- [What you are asked to do] Reproduce, word for word, the span of lines starting at the line holding "Write a Python" and ending at the line holding "ax = fig.add_axes([0.1294, 0.1673, 0.8495, 0.8045])". Omit every picture.

- [Entries]
+---+

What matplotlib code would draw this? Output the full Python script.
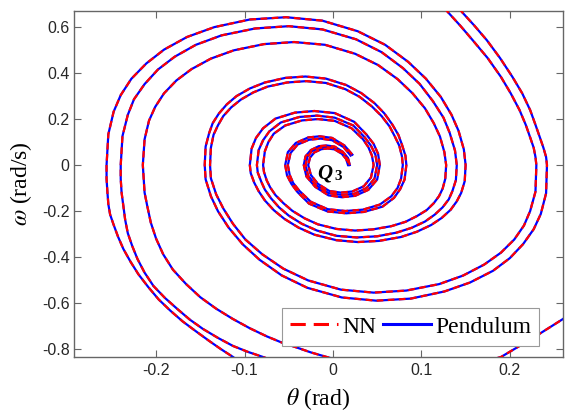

+---+

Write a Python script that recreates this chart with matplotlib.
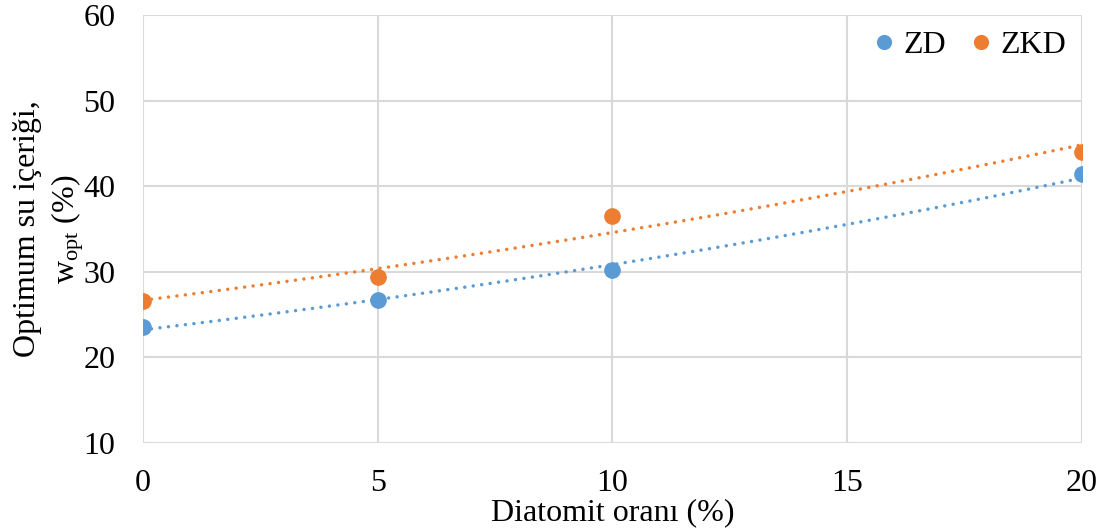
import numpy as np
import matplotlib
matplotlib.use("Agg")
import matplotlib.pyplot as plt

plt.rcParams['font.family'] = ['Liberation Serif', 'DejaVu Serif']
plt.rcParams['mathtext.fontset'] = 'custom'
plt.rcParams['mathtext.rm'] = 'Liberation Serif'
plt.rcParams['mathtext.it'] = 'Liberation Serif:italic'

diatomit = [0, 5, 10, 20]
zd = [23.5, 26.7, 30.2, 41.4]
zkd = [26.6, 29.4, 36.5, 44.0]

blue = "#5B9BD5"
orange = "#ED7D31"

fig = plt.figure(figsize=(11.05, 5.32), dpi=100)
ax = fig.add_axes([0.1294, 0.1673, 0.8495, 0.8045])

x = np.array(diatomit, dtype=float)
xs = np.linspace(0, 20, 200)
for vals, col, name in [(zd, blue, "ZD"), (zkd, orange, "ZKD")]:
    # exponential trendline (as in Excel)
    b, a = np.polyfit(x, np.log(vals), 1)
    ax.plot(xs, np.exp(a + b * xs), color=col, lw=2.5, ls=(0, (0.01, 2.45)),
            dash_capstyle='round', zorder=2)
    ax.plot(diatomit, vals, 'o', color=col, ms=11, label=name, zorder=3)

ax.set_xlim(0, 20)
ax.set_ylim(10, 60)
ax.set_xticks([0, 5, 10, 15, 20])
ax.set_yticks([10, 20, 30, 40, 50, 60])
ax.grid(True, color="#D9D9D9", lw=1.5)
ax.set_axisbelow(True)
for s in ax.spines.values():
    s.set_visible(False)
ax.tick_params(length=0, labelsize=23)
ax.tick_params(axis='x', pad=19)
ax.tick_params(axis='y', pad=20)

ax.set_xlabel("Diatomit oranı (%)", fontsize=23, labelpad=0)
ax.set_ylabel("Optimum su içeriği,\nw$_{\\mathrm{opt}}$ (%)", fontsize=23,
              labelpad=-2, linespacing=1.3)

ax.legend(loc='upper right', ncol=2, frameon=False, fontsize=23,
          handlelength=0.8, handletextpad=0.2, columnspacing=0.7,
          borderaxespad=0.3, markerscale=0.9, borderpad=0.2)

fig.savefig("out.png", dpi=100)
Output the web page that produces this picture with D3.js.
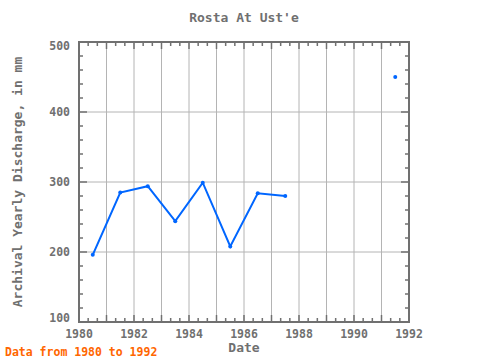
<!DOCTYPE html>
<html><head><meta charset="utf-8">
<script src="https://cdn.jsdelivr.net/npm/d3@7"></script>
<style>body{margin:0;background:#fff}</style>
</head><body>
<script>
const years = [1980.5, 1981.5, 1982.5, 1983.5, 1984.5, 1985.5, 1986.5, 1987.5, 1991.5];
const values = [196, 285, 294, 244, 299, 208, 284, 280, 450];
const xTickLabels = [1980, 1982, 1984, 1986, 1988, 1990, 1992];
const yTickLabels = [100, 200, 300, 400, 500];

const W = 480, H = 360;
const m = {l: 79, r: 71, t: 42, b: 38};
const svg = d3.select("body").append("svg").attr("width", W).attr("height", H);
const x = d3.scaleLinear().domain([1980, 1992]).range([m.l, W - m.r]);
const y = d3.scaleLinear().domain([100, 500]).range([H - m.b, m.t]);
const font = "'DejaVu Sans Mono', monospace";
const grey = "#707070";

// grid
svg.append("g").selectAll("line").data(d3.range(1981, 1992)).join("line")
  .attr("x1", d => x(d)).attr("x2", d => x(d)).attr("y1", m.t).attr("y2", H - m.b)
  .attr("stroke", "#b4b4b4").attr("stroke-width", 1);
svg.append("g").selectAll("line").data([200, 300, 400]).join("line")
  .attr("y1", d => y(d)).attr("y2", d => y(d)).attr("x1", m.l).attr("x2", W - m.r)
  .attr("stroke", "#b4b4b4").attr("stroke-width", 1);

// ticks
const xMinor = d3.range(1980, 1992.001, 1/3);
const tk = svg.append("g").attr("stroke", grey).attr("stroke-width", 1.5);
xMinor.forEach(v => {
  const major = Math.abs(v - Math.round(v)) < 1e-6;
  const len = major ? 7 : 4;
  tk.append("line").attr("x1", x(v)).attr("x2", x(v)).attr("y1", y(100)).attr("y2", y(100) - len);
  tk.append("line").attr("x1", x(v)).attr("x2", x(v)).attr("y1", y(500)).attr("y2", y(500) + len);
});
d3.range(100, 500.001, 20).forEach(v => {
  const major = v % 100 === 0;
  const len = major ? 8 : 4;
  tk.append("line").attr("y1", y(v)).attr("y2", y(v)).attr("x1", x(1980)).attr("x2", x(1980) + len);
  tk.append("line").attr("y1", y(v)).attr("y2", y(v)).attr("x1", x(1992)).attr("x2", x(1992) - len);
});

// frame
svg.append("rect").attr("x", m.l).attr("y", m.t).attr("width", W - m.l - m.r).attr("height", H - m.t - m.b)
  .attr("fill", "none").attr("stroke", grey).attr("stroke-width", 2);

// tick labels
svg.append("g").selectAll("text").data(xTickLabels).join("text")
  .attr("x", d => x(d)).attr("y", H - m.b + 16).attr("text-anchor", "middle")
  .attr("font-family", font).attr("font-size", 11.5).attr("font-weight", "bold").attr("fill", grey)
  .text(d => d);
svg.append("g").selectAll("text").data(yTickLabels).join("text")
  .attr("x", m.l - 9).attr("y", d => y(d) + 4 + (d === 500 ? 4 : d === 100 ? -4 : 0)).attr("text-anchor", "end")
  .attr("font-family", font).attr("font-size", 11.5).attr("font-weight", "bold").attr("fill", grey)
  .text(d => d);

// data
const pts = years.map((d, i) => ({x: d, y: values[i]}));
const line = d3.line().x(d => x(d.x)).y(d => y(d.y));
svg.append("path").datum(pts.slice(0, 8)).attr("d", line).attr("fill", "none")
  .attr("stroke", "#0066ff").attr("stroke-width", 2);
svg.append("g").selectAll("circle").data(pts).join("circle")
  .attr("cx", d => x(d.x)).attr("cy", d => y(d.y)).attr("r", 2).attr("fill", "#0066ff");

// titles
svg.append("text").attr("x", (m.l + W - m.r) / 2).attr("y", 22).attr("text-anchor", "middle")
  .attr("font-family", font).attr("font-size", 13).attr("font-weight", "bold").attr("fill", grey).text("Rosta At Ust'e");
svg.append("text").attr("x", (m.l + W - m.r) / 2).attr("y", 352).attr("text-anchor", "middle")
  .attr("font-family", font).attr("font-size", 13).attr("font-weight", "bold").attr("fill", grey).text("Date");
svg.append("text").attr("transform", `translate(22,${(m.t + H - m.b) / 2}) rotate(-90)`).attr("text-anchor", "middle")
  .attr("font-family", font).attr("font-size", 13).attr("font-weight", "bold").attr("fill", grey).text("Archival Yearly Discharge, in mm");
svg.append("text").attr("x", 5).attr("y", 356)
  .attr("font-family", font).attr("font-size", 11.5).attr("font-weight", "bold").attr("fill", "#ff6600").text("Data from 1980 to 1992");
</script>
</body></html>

+---+

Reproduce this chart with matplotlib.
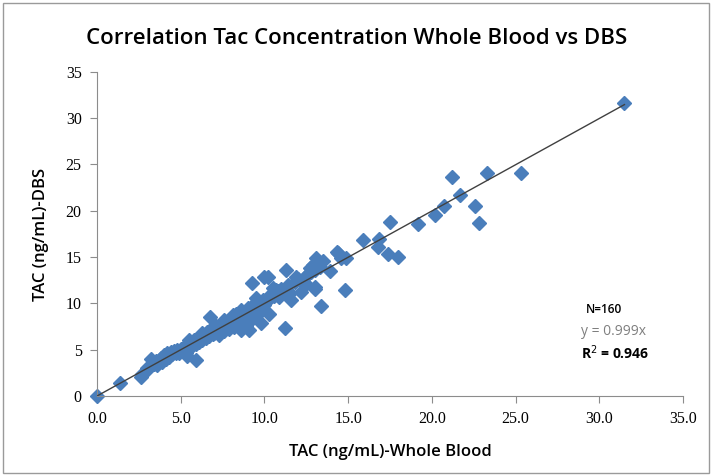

+---+

- [Finished task]
Write a Python script that recreates this chart with matplotlib.
import numpy as np
import matplotlib
matplotlib.use("Agg")
import matplotlib.pyplot as plt

plt.rcParams['font.family'] = ['Liberation Serif', 'DejaVu Serif']
plt.rcParams['mathtext.fontset'] = 'custom'
plt.rcParams['mathtext.rm'] = 'Liberation Serif'
plt.rcParams['mathtext.it'] = 'Liberation Serif:italic'

diatomit = [0, 5, 10, 20]
zd = [23.5, 26.7, 30.2, 41.4]
zkd = [26.6, 29.4, 36.5, 44.0]

blue = "#5B9BD5"
orange = "#ED7D31"

fig = plt.figure(figsize=(11.05, 5.32), dpi=100)
ax = fig.add_axes([0.1294, 0.1673, 0.8495, 0.8045])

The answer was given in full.